Full Scale: Exhibition Road is a series of ink drawings on polyester film. Each piece will show the thin outline (0.13mm ink dots) of impacts of stray bombs, grenades, and machine-gun bullets. The outlines are drawn on translucent polyester. Underneath this layer will be a graph paper with (1×1 mm meshes, red grid) that is still used for technical drawings and architectural plans. The outlines are taken from transfer prints originating from external walls in the Exhibition Road in London, Kensington.
By the mere use of materials (graph paper, tracing paper, architecture ink), the work stressed the fact that a conscious plan preceded the massive destruction through stray bombs and rockets. Most probably, the weapons that damaged the buildings on the Exhibition Road (including the Victoria and Albert Museum) have been drafted on a very similar sort of graph paper that now allows to exactly—millimeter per millimeter—reconstruct the scale of the damage that was caused on the building‘s outside walls.

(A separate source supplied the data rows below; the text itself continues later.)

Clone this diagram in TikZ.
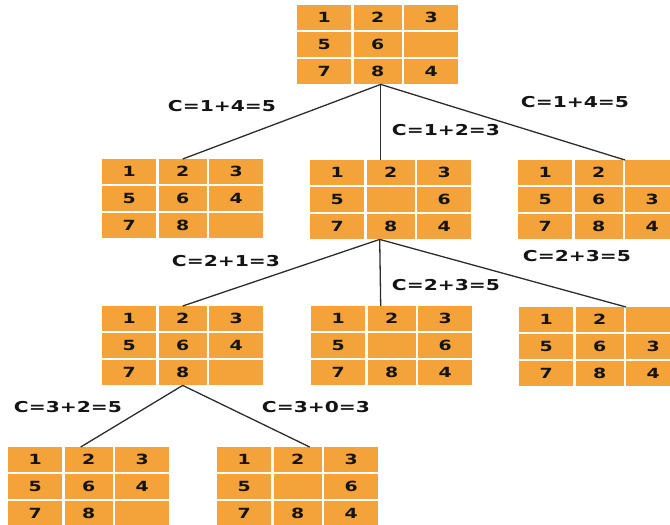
\documentclass[tikz,border=0pt]{standalone}
\usepackage{fontspec}
\setmainfont{DejaVu Sans}
\usepackage{graphicx}
\definecolor{tileorange}{RGB}{243,163,58}
\definecolor{inkdark}{RGB}{20,20,20}
\tikzset{
  tile/.style={fill=tileorange, draw=none, minimum height=25pt, inner sep=0pt,
    anchor=north west, text=inkdark, font=\bfseries\fontsize{14}{14}\selectfont},
  cost/.style={font=\bfseries\fontsize{15}{15}\selectfont, inner sep=0pt, text=inkdark},
  edge/.style={draw=inkdark!90, line width=1.3pt}
}
\newcommand\pgrid[4]{%
  \foreach \v [count=\i from 0] in {#4} {%
    \pgfmathtruncatemacro\r{div(\i,3)}%
    \pgfmathtruncatemacro\c{mod(\i,3)}%
    \pgfmathsetmacro\cx{{0,56.5,107}[\c]}%
    \pgfmathsetmacro\cw{{54,48,54}[\c]}%
    \node[tile, minimum width=\cw pt] (#1-\r\c) at (#2+\cx, #3+\r*27) {\scalebox{1.35}[1]{\v}};
  }%
}
\begin{document}
\begin{tikzpicture}[x=1pt, y=-1pt]
\useasboundingbox (0,0) rectangle (670,525);
\clip (0,0) rectangle (670,525);
% grids
\pgrid{A}{297}{5}{1,2,3,5,6,{},7,8,4}
\pgrid{B}{102}{159}{1,2,3,5,6,4,7,8,{}}
\pgrid{C}{310}{160}{1,2,3,5,{},6,7,8,4}
\pgrid{D}{518}{160}{1,2,{},5,6,3,7,8,4}
\pgrid{E}{102}{306}{1,2,3,5,6,4,7,8,{}}
\pgrid{F}{311}{306}{1,2,3,5,{},6,7,8,4}
\pgrid{G}{519}{307}{1,2,{},5,6,3,7,8,4}
\pgrid{H}{8}{447}{1,2,3,5,6,4,7,8,{}}
\pgrid{I}{217}{447}{1,2,3,5,{},6,7,8,4}
% connectors
\draw[edge] ([xshift=3pt]A-21.south) -- (B-01.north);
\draw[edge] ([xshift=3pt]A-21.south) -- ([xshift=-10pt]C-01.north);
\draw[edge] ([xshift=3pt]A-21.south) -- (D-02.north west);
\draw[edge] ([xshift=-11pt]C-21.south) -- (E-01.north);
\draw[edge] ([xshift=-11pt]C-21.south) -- ([xshift=-11pt]F-01.north);
\draw[edge] ([xshift=-11pt]C-21.south) -- (G-02.north west);
\draw[edge] (E-21.south) -- ([xshift=-8pt]H-01.north);
\draw[edge] (E-21.south) -- ([xshift=12pt]I-01.north);
% costs
\node[cost] (c1) at (222,106) {\scalebox{1.35}[1]{C=1+4=5}};
\node[cost] (c2) at (446,130) {\scalebox{1.35}[1]{C=1+2=3}};
\node[cost] (c3) at (575,102) {\scalebox{1.35}[1]{C=1+4=5}};
\node[cost] (c4) at (226,261) {\scalebox{1.35}[1]{C=2+1=3}};
\node[cost] (c5) at (446,285) {\scalebox{1.35}[1]{C=2+3=5}};
\node[cost] (c6) at (577,256) {\scalebox{1.35}[1]{C=2+3=5}};
\node[cost] (c7) at (68,407) {\scalebox{1.35}[1]{C=3+2=5}};
\node[cost] (c8) at (316,407) {\scalebox{1.35}[1]{C=3+0=3}};
\end{tikzpicture}
\end{document}
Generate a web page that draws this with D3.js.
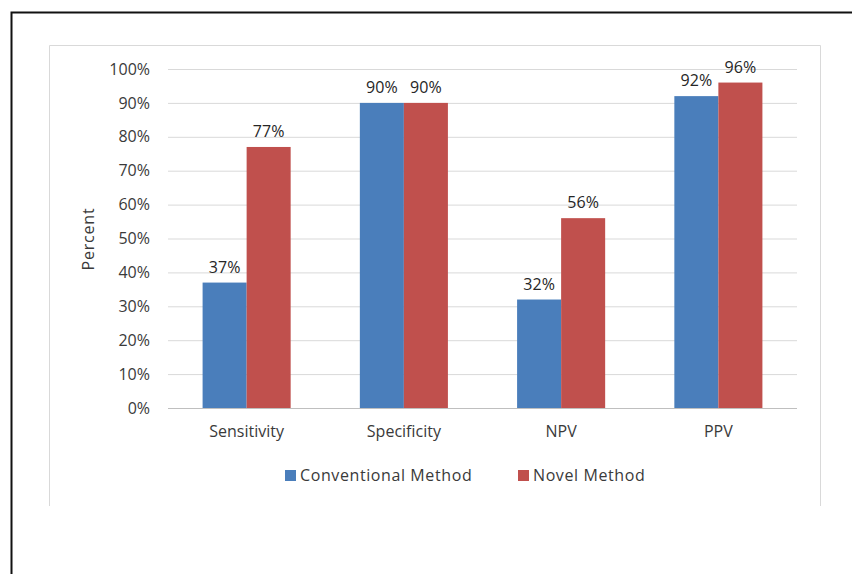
<!DOCTYPE html>
<html><head><meta charset="utf-8">
<script src="https://cdn.jsdelivr.net/npm/d3@7"></script>
<style>
html,body{margin:0;padding:0;background:#fff;}
svg{display:block;}
svg text{font-family:"Open Sans",sans-serif;}
</style></head>
<body><svg id="c" width="852" height="574"></svg>
<script>
const categories = ["Sensitivity","Specificity","NPV","PPV"];
const seriesNames = ["Conventional Method","Novel Method"];
const conventional = [37, 90, 32, 92];
const novel = [77, 90, 56, 96];
const yTicks = [0,10,20,30,40,50,60,70,80,90,100];
const colors = ["#4a7ebb","#c0504d"];

const svg = d3.select("#c");
svg.append("path").attr("d","M11.5,574 L11.5,12.5 L852,12.5").attr("fill","none").attr("stroke","#111").attr("stroke-width",2);
svg.append("path").attr("d","M49.5,506 L49.5,45.5 L820.5,45.5 L820.5,506").attr("fill","none").attr("stroke","#d9d9d9").attr("stroke-width",1);

const x0 = d3.scaleBand().domain(categories).range([168,797]).paddingInner(0.44).paddingOuter(0.22);
const x1 = d3.scaleBand().domain(seriesNames).range([0,x0.bandwidth()]);
const y = d3.scaleLinear().domain([0,100]).range([408,69]);

const g = svg.append("g");
const yAxis = d3.axisLeft(y).tickValues(yTicks).tickFormat(d=>d+"%").tickSize(-(797-168)).tickPadding(18);
const ya = g.append("g").attr("transform","translate(168,0)").call(yAxis);
ya.attr("font-family",null).attr("font-size",null);
ya.select(".domain").remove();
ya.selectAll(".tick line").attr("stroke","#d9d9d9");
ya.selectAll(".tick line").filter(d=>d===0).attr("stroke","#bfbfbf");
ya.selectAll(".tick text").attr("fill","#3a3a3a").attr("font-size","16px");

const data = categories.map((c,i)=>({cat:c, vals:[conventional[i], novel[i]]}));
const grp = g.selectAll(".cat").data(data).join("g").attr("transform",d=>`translate(${x0(d.cat)},0)`);
grp.selectAll("rect").data(d=>d.vals.map((v,j)=>({v,j}))).join("rect")
  .attr("x",d=>x1(seriesNames[d.j])).attr("width",x1.bandwidth())
  .attr("y",d=>y(d.v)).attr("height",d=>y(0)-y(d.v)).attr("fill",d=>colors[d.j]);
grp.selectAll("text.lab").data(d=>d.vals.map((v,j)=>({v,j}))).join("text")
  .attr("class","lab").attr("x",d=>x1(seriesNames[d.j])+x1.bandwidth()/2).attr("y",d=>y(d.v)-10)
  .attr("text-anchor","middle").attr("font-size","16px").attr("fill","#262626").text(d=>d.v+"%");

const xAxis = d3.axisBottom(x0).tickSize(0).tickPadding(18);
const xa = g.append("g").attr("transform","translate(0,408)").call(xAxis);
xa.attr("font-family",null).attr("font-size",null);
xa.select(".domain").remove();
xa.selectAll(".tick text").attr("fill","#3a3a3a").attr("font-size","16px");

svg.append("text").attr("transform","translate(94,239) rotate(-90)").attr("text-anchor","middle")
  .attr("font-size","16px").attr("letter-spacing","0.8px").attr("fill","#3a3a3a").text("Percent");

const leg = svg.append("g");
const legX = [285, 518];
seriesNames.forEach((s,i)=>{
  leg.append("rect").attr("x",legX[i]).attr("y",470).attr("width",11).attr("height",11).attr("fill",colors[i]);
  leg.append("text").attr("x",legX[i]+15).attr("y",481).attr("font-size","16px").attr("letter-spacing","0.6px").attr("fill","#3a3a3a").text(s);
});
</script></body></html>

It refers to ambivalence of systemic destructions that are drafted, planned, calculated, and “constructed” as we are used from the works of architects and engineers. Technology separates the “gunman” from his gun. Pulling a trigger does not mean facing the death of others. It became a highly mediated act that does not differ much from everyday life gestures of pushing a button, clicking a link, and wiping on a screen.
Furthermore, the work emphasizes through the hardly visible outlines that these huge intentional damages, and the preceding events, do not belong to our contemporary thinking anymore. Although the Exhibition Road seems to be the aorta of the 19th-century exhibition district erected for the British Exhibition, the walls’ traces and marks are not consciously recognized as damage. They belong to the building without being perceived as traces of a painful history chapter.